Prove that the series is divergent for $\lambda \leq 1.$

Question

Consider the series whose general term is as follows: $$u_n=\frac{a_n}{(S_n)^\lambda}$$ with the condition $S_n = \sum_{k=1}^{n}a_k$ and constraints that $0\leq a_n\leq 1,$ with $\{a_n\}$ being a decreasing sequence, $S_n$ is a divergent series and $\lambda \leq 1.$ Show that the series is divergent.

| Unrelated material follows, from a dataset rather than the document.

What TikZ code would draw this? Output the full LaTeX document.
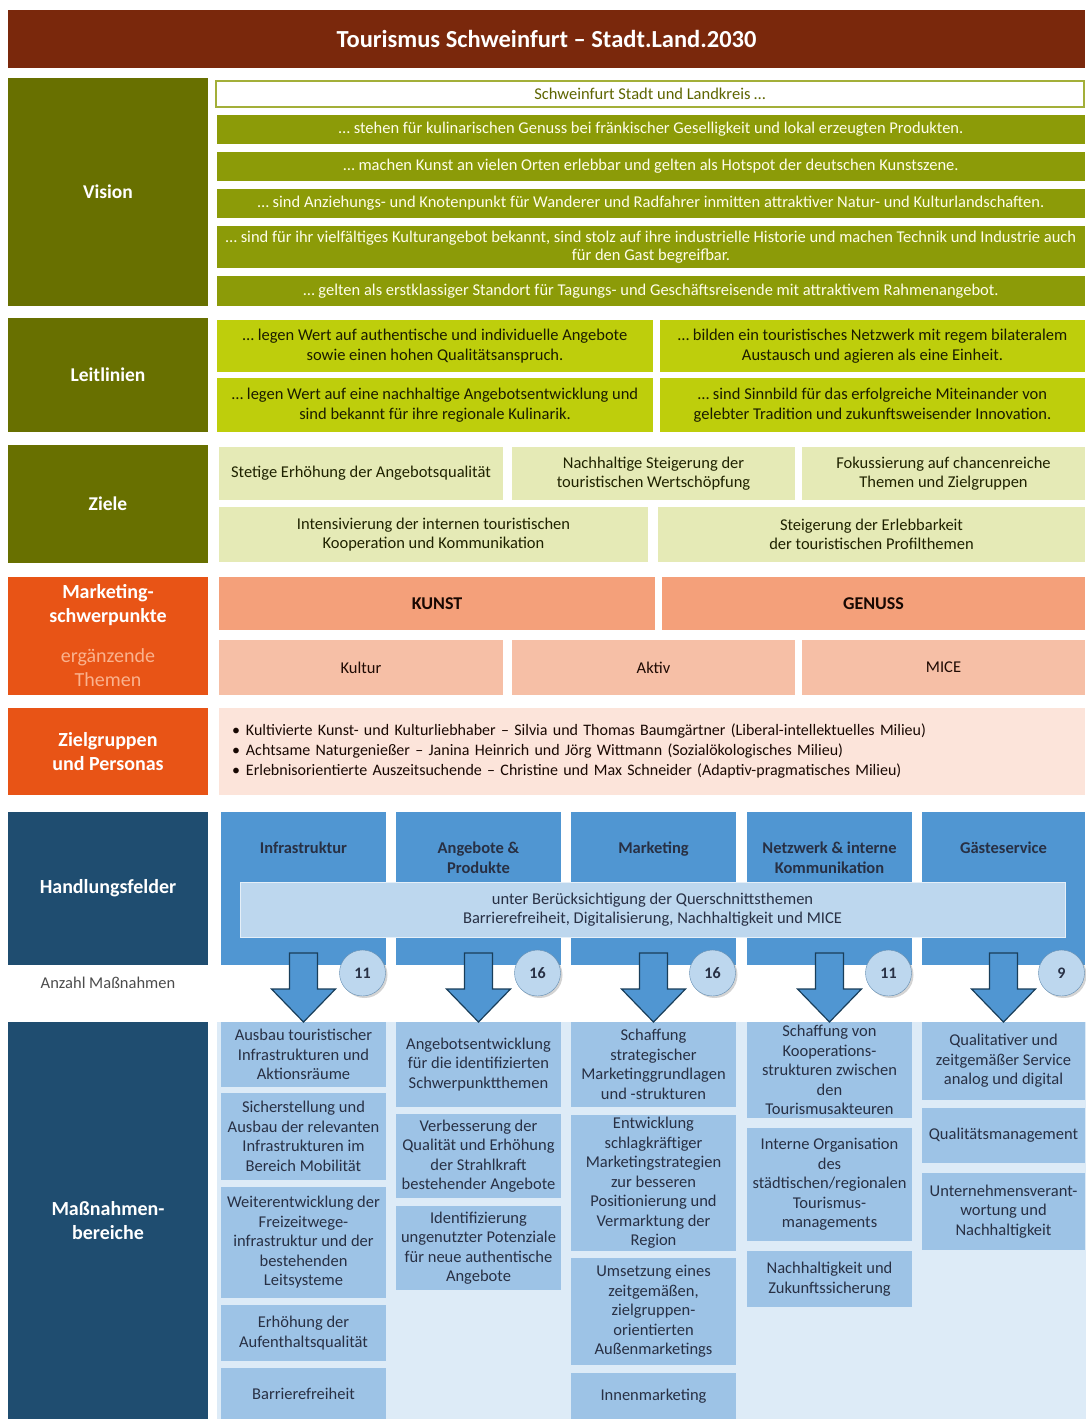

I tried to use the fact that $S_n\leq n$ to get the following lower bound: $$u_n\geq \frac{a_n}{n^\lambda} $$ but this does not get me anywhere. Refer to this similar question for $\lambda>1.$

Edit: As suggested in the comments I tried to show that $$\frac{a_n}{S_n^\lambda}\geq \frac{a_n}{S_n}$$ but this would require to show that $S_n^\lambda \leq S_n$ which I am not sure how to prove. Any ideas?

Answer 1

First show that for $\lambda = 1$, the series $\sum \frac{a_n}{S_n}$ is divergent. As suggested in comments there are many ways to do this, but I find the following argument to be relatively simple.

Since $a_n$ is nonnegative for all $n$ (and ignoring the trivial case where eventually $a_n = 0$), the partial sums $S_n$ are nondecreasing and

$$\left|\sum_{k=n+1}^m \frac{a_k}{S_k} \right| = \sum_{k=n+1}^m \frac{a_k}{S_k} \geqslant \frac{1}{S_m}\sum_{k=n+1}^m a_k = \frac{S_m - S_ n}{S_m} = 1 - \frac{S_n}{S_m}$$

Since $\sum a_n $ is divergent we have $S_n \to +\infty$. With $n$ fixed, $S_n/S_m \to 0$ as $m \to \infty$, and for sufficiently large $m$ we have $S_n/S_m < 1/2$.

Thus, for all $n \in \mathbb{N}$ there exists $m > n $ such that

$$\left|\sum_{k=n+1}^m \frac{a_k}{S_k} \right| > \frac{1}{2}$$

This violates the Cauchy criterion for convergence and, hence, the series diverges.

For $\lambda > 1$ since $S_n \to +\infty$ we have $S_n > 1$ and $S_n^{\lambda} < S_n$ eventually. From here you can finish (as you suggested) by applying the comparison test to show that $\sum \frac{a_n}{S_n^\lambda}$ diverges.